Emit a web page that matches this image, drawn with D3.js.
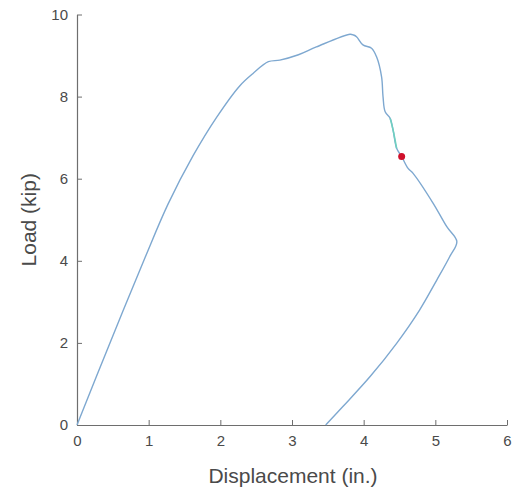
<!DOCTYPE html>
<html>
<head>
<meta charset="utf-8">
<script src="https://cdn.jsdelivr.net/npm/d3@7"></script>
<style>
  html, body { margin: 0; padding: 0; background: #ffffff; }
  svg { display: block; }
  text { font-family: "Liberation Sans", Arial, Helvetica, sans-serif; }
</style>
</head>
<body>
<svg id="chart" width="522" height="492"></svg>
<script>
// Load–displacement record (loading, softening, then unloading)
const dispIn = [0, 0.46, 0.95, 1.27, 1.62, 1.95, 2.27, 2.46, 2.67, 2.83, 3.09, 3.34, 3.81, 3.86, 3.90,
  3.99, 4.11, 4.18, 4.25, 4.27, 4.30, 4.37, 4.41, 4.46, 4.53, 4.62, 4.69, 4.97, 5.16, 5.30,
  5.20, 5.02, 4.78, 4.46, 4.09, 3.71, 3.47];
const loadKip = [0, 2.00, 4.08, 5.38, 6.56, 7.50, 8.26, 8.57, 8.85, 8.89, 9.02, 9.21, 9.52, 9.50, 9.46,
  9.26, 9.18, 8.97, 8.48, 8.00, 7.63, 7.47, 7.19, 6.74, 6.54, 6.25, 6.13, 5.40, 4.83, 4.47,
  4.10, 3.53, 2.80, 1.99, 1.18, 0.45, 0];

// Highlighted stretch of the softening branch
const segDisp = [4.37, 4.41, 4.46];
const segLoad = [7.47, 7.19, 6.74];

// Current point marker
const markDisp = [4.53];
const markLoad = [6.54];

const xTicks = [0, 1, 2, 3, 4, 5, 6];
const yTicks = [0, 2, 4, 6, 8, 10];

const svg = d3.select("#chart");
const x = d3.scaleLinear().domain([0, 6]).range([77, 507]);
const y = d3.scaleLinear().domain([0, 10]).range([425, 14.5]);

const axisColor = "#6e6e6e";
const textColor = "#4a4a4a";

// Axes (ticks drawn inward)
const gx = svg.append("g").attr("transform", `translate(0,${y(0)})`)
  .call(d3.axisBottom(x).tickValues(xTicks).tickFormat(d3.format("d"))
    .tickSizeInner(-5).tickSizeOuter(0).tickPadding(10));
const gy = svg.append("g").attr("transform", `translate(${x(0)},0)`)
  .call(d3.axisLeft(y).tickValues(yTicks).tickFormat(d3.format("d"))
    .tickSizeInner(-5).tickSizeOuter(0).tickPadding(9));

[gx, gy].forEach(g => {
  g.select(".domain").attr("stroke", axisColor).attr("stroke-width", 1.2);
  g.selectAll(".tick line").attr("stroke", axisColor).attr("stroke-width", 1);
  g.selectAll(".tick text").attr("fill", textColor).attr("font-size", 15);
});

// Curves
const pts = dispIn.map((d, i) => [d, loadKip[i]]);
const segPts = segDisp.map((d, i) => [d, segLoad[i]]);
const smooth = d3.line().x(d => x(d[0])).y(d => y(d[1])).curve(d3.curveCatmullRom.alpha(0.5));

svg.append("path").datum(pts)
  .attr("fill", "none").attr("stroke", "#7ea8d0").attr("stroke-width", 1.4)
  .attr("stroke-linejoin", "round").attr("d", smooth);

svg.append("path").datum(segPts)
  .attr("fill", "none").attr("stroke", "#6fd0c0").attr("stroke-width", 1.6)
  .attr("stroke-linejoin", "round").attr("d", smooth);

svg.selectAll("circle.mark").data(markDisp.map((d, i) => [d, markLoad[i]]))
  .enter().append("circle").attr("class", "mark")
  .attr("cx", d => x(d[0])).attr("cy", d => y(d[1])).attr("r", 3.5)
  .attr("fill", "#d0102c");

// Axis titles
svg.append("text").attr("x", 293).attr("y", 483)
  .attr("text-anchor", "middle").attr("font-size", 21).attr("fill", textColor)
  .text("Displacement (in.)");

svg.append("text")
  .attr("transform", `translate(36,${(y(0) + y(10)) / 2}) rotate(-90)`)
  .attr("text-anchor", "middle").attr("font-size", 21).attr("fill", textColor)
  .text("Load (kip)");
</script>
</body>
</html>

- Objective
Return the material word for word. Pictures are not part of the copy.

- Finished task
Emit a web page that matches this image, drawn with D3.js.
<!DOCTYPE html>
<html>
<head>
<meta charset="utf-8">
<script src="https://cdn.jsdelivr.net/npm/d3@7"></script>
<style>
  html, body { margin: 0; padding: 0; background: #ffffff; }
  svg { display: block; }
  text { font-family: "Liberation Sans", Arial, Helvetica, sans-serif; }
</style>
</head>
<body>
<svg id="chart" width="522" height="492"></svg>
<script>
// Load–displacement record (loading, softening, then unloading)
const dispIn = [0, 0.46, 0.95, 1.27, 1.62, 1.95, 2.27, 2.46, 2.67, 2.83, 3.09, 3.34, 3.81, 3.86, 3.90,
  3.99, 4.11, 4.18, 4.25, 4.27, 4.30, 4.37, 4.41, 4.46, 4.53, 4.62, 4.69, 4.97, 5.16, 5.30,
  5.20, 5.02, 4.78, 4.46, 4.09, 3.71, 3.47];
const loadKip = [0, 2.00, 4.08, 5.38, 6.56, 7.50, 8.26, 8.57, 8.85, 8.89, 9.02, 9.21, 9.52, 9.50, 9.46,
  9.26, 9.18, 8.97, 8.48, 8.00, 7.63, 7.47, 7.19, 6.74, 6.54, 6.25, 6.13, 5.40, 4.83, 4.47,
  4.10, 3.53, 2.80, 1.99, 1.18, 0.45, 0];

// Highlighted stretch of the softening branch
const segDisp = [4.37, 4.41, 4.46];
const segLoad = [7.47, 7.19, 6.74];

// Current point marker
const markDisp = [4.53];
const markLoad = [6.54];

const xTicks = [0, 1, 2, 3, 4, 5, 6];
const yTicks = [0, 2, 4, 6, 8, 10];

const svg = d3.select("#chart");
const x = d3.scaleLinear().domain([0, 6]).range([77, 507]);
const y = d3.scaleLinear().domain([0, 10]).range([425, 14.5]);

const axisColor = "#6e6e6e";
const textColor = "#4a4a4a";

// Axes (ticks drawn inward)
const gx = svg.append("g").attr("transform", `translate(0,${y(0)})`)
  .call(d3.axisBottom(x).tickValues(xTicks).tickFormat(d3.format("d"))
    .tickSizeInner(-5).tickSizeOuter(0).tickPadding(10));
const gy = svg.append("g").attr("transform", `translate(${x(0)},0)`)
  .call(d3.axisLeft(y).tickValues(yTicks).tickFormat(d3.format("d"))
    .tickSizeInner(-5).tickSizeOuter(0).tickPadding(9));

[gx, gy].forEach(g => {
  g.select(".domain").attr("stroke", axisColor).attr("stroke-width", 1.2);
  g.selectAll(".tick line").attr("stroke", axisColor).attr("stroke-width", 1);
  g.selectAll(".tick text").attr("fill", textColor).attr("font-size", 15);
});

// Curves
const pts = dispIn.map((d, i) => [d, loadKip[i]]);
const segPts = segDisp.map((d, i) => [d, segLoad[i]]);
const smooth = d3.line().x(d => x(d[0])).y(d => y(d[1])).curve(d3.curveCatmullRom.alpha(0.5));

svg.append("path").datum(pts)
  .attr("fill", "none").attr("stroke", "#7ea8d0").attr("stroke-width", 1.4)
  .attr("stroke-linejoin", "round").attr("d", smooth);

svg.append("path").datum(segPts)
  .attr("fill", "none").attr("stroke", "#6fd0c0").attr("stroke-width", 1.6)
  .attr("stroke-linejoin", "round").attr("d", smooth);

svg.selectAll("circle.mark").data(markDisp.map((d, i) => [d, markLoad[i]]))
  .enter().append("circle").attr("class", "mark")
  .attr("cx", d => x(d[0])).attr("cy", d => y(d[1])).attr("r", 3.5)
  .attr("fill", "#d0102c");

// Axis titles
svg.append("text").attr("x", 293).attr("y", 483)
  .attr("text-anchor", "middle").attr("font-size", 21).attr("fill", textColor)
  .text("Displacement (in.)");

svg.append("text")
  .attr("transform", `translate(36,${(y(0) + y(10)) / 2}) rotate(-90)`)
  .attr("text-anchor", "middle").attr("font-size", 21).attr("fill", textColor)
  .text("Load (kip)");
</script>
</body>
</html>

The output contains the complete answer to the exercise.